Your instructions: Using the records that follow, copy every line containing the word "React".

Records to process:
►
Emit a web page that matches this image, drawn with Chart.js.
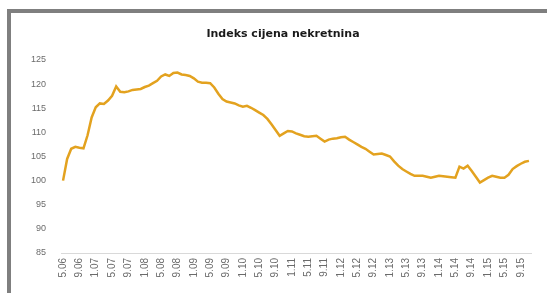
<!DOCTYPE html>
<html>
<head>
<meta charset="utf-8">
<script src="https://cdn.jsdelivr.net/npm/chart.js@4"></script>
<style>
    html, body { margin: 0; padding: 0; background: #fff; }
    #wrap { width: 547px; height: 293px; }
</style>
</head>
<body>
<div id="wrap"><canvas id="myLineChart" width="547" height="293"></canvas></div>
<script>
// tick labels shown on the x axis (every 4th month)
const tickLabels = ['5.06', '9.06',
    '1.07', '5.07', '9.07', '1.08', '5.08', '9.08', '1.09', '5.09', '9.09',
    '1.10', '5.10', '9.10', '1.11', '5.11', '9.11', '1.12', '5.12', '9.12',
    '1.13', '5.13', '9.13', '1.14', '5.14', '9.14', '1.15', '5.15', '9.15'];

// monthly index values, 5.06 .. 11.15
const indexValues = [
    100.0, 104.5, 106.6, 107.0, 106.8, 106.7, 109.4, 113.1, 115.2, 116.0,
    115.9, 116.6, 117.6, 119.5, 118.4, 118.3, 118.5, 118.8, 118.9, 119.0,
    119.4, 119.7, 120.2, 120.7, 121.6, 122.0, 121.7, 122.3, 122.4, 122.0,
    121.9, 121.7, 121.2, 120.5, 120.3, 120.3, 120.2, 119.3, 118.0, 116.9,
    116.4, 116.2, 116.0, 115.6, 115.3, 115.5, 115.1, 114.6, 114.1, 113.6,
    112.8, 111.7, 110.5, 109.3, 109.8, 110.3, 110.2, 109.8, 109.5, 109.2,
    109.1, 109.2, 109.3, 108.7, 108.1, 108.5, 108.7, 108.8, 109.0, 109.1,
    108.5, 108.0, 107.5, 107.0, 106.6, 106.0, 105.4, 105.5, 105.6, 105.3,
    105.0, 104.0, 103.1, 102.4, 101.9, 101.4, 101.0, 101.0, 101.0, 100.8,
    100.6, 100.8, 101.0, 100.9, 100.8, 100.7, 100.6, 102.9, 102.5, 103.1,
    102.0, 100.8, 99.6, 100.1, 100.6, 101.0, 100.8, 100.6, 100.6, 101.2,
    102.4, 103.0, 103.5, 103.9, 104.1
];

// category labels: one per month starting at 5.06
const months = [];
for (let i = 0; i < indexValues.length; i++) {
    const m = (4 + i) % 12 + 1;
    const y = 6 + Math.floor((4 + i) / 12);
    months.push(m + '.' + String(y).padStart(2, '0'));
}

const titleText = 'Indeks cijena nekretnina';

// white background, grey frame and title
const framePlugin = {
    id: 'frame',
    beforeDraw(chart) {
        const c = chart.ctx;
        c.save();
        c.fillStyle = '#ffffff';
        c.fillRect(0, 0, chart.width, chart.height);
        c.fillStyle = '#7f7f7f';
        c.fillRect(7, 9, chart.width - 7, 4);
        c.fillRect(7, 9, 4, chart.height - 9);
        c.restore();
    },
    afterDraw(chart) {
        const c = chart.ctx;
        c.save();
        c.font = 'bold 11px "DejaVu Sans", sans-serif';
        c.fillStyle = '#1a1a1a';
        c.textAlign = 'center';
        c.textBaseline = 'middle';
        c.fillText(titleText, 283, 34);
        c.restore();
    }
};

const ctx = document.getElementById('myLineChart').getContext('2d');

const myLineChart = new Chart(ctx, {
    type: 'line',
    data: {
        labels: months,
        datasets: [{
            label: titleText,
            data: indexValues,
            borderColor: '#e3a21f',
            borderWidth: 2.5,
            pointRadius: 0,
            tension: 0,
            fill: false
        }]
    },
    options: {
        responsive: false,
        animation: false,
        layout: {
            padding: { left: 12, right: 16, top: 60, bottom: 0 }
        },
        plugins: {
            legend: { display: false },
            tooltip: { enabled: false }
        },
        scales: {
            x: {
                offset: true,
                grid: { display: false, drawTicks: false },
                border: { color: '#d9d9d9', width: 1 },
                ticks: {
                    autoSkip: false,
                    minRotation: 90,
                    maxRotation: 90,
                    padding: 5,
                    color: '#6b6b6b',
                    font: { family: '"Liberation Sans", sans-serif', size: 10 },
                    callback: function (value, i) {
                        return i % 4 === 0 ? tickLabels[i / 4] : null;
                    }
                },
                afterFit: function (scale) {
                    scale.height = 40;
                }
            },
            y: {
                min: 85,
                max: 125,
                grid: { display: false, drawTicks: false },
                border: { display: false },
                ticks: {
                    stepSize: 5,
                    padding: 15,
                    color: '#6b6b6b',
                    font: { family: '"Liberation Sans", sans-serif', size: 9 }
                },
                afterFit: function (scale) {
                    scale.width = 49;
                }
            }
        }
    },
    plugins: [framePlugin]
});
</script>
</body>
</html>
◄
►
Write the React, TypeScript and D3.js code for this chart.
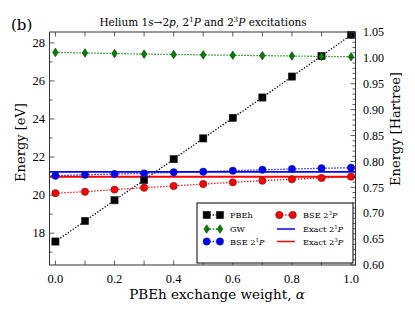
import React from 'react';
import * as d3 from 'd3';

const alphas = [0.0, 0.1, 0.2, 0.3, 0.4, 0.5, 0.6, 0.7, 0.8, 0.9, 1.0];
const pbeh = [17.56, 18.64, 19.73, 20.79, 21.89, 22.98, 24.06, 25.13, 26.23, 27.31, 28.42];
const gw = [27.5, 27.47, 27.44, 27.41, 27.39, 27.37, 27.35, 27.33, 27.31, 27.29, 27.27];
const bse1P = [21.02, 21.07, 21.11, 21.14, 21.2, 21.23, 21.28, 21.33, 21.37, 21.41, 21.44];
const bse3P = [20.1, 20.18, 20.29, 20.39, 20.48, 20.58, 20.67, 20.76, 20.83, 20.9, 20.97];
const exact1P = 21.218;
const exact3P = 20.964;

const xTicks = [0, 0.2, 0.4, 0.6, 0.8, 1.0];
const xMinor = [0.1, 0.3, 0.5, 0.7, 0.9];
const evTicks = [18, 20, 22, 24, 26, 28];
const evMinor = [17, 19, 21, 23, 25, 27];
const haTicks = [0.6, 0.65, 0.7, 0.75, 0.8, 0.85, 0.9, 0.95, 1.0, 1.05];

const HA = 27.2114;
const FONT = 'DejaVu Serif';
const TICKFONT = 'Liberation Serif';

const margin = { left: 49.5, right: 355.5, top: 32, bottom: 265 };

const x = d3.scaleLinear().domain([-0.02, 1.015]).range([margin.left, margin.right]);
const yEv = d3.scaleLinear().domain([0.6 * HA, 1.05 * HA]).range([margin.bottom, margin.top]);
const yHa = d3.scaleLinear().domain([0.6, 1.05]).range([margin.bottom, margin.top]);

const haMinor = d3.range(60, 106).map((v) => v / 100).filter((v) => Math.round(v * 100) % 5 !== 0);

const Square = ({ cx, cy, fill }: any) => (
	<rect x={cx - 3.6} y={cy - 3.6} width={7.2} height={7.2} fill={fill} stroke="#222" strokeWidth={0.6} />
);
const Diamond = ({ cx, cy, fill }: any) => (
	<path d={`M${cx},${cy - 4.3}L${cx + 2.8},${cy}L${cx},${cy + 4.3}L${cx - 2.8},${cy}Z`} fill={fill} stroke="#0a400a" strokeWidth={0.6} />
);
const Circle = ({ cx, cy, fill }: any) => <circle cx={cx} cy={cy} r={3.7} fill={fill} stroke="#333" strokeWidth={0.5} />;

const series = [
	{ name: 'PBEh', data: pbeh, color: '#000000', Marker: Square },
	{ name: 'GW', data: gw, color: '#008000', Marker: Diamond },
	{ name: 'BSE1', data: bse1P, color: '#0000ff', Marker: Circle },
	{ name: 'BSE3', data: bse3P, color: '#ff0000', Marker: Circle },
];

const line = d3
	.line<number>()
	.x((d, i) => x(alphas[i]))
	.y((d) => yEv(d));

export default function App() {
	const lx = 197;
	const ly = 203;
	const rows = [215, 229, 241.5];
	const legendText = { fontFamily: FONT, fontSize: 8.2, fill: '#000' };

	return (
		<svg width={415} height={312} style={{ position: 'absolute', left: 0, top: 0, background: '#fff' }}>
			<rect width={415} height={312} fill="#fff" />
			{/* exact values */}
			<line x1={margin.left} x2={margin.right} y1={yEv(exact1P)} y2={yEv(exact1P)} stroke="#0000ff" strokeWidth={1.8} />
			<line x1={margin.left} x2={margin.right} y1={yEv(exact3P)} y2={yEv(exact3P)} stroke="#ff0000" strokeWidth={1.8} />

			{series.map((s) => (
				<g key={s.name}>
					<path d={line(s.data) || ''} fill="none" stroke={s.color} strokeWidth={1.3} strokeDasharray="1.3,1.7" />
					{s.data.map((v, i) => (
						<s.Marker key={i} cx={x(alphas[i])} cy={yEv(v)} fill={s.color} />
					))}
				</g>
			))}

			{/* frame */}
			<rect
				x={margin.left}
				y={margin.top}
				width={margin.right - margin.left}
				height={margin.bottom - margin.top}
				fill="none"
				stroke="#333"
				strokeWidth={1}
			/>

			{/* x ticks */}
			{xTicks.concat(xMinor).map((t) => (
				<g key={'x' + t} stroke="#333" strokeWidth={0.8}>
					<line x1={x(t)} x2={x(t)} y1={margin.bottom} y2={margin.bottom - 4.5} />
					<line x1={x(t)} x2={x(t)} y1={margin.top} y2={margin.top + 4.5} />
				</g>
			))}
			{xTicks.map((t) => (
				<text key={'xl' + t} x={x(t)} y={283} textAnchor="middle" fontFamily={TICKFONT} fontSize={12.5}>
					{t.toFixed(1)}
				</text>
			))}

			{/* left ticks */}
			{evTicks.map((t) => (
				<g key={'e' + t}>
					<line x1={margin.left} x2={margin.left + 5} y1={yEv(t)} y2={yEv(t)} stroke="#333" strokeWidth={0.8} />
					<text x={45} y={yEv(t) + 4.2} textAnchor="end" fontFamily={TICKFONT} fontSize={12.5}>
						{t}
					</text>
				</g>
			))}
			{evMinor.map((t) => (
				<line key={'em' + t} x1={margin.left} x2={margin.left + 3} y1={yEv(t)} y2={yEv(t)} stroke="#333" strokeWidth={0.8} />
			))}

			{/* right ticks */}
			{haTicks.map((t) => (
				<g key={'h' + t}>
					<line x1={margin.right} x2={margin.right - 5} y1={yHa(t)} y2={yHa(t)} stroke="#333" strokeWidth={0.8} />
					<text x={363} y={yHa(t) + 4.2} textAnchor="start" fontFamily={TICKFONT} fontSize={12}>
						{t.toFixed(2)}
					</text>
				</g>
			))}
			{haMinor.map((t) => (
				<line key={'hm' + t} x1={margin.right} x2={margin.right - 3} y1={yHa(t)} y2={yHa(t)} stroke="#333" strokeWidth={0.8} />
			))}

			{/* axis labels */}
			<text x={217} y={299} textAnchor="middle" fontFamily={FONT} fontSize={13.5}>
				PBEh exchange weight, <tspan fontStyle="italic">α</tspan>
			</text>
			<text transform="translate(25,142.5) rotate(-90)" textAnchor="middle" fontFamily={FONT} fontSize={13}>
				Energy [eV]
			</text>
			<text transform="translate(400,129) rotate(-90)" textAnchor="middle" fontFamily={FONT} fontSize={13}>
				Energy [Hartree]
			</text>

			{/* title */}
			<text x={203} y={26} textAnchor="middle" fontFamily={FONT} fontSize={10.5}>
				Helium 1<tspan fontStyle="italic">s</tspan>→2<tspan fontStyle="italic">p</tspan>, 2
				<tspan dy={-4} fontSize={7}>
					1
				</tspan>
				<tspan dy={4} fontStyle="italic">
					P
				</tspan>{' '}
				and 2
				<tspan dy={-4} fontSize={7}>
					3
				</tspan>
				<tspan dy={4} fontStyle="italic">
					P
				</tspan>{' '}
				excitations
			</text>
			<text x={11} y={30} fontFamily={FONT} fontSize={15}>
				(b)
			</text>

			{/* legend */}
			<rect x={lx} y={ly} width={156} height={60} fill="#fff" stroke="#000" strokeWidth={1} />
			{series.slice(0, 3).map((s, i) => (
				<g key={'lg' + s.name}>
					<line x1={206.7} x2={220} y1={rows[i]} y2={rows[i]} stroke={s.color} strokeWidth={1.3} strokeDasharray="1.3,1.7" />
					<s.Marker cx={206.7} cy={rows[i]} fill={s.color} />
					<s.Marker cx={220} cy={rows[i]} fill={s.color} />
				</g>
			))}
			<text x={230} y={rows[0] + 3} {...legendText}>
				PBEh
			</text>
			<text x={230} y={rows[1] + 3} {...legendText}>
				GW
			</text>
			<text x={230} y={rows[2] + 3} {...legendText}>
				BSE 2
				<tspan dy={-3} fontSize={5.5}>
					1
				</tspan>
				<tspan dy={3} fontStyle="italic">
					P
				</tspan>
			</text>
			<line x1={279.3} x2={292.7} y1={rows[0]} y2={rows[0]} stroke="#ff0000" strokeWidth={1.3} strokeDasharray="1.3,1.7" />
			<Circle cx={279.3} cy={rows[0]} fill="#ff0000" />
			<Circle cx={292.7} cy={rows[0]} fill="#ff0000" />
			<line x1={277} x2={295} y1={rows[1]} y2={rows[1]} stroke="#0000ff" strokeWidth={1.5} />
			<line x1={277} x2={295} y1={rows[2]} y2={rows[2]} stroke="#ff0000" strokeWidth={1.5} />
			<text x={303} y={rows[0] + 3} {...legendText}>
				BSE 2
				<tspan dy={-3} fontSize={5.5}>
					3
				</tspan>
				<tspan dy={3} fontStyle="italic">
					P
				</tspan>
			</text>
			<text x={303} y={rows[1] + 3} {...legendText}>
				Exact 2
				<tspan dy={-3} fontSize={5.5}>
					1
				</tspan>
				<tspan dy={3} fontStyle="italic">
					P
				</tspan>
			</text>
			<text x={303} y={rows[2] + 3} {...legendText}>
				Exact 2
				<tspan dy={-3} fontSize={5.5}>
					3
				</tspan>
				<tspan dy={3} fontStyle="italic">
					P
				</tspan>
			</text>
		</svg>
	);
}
◄
Answer in full:
Write the React, TypeScript and D3.js code for this chart.
import React from 'react';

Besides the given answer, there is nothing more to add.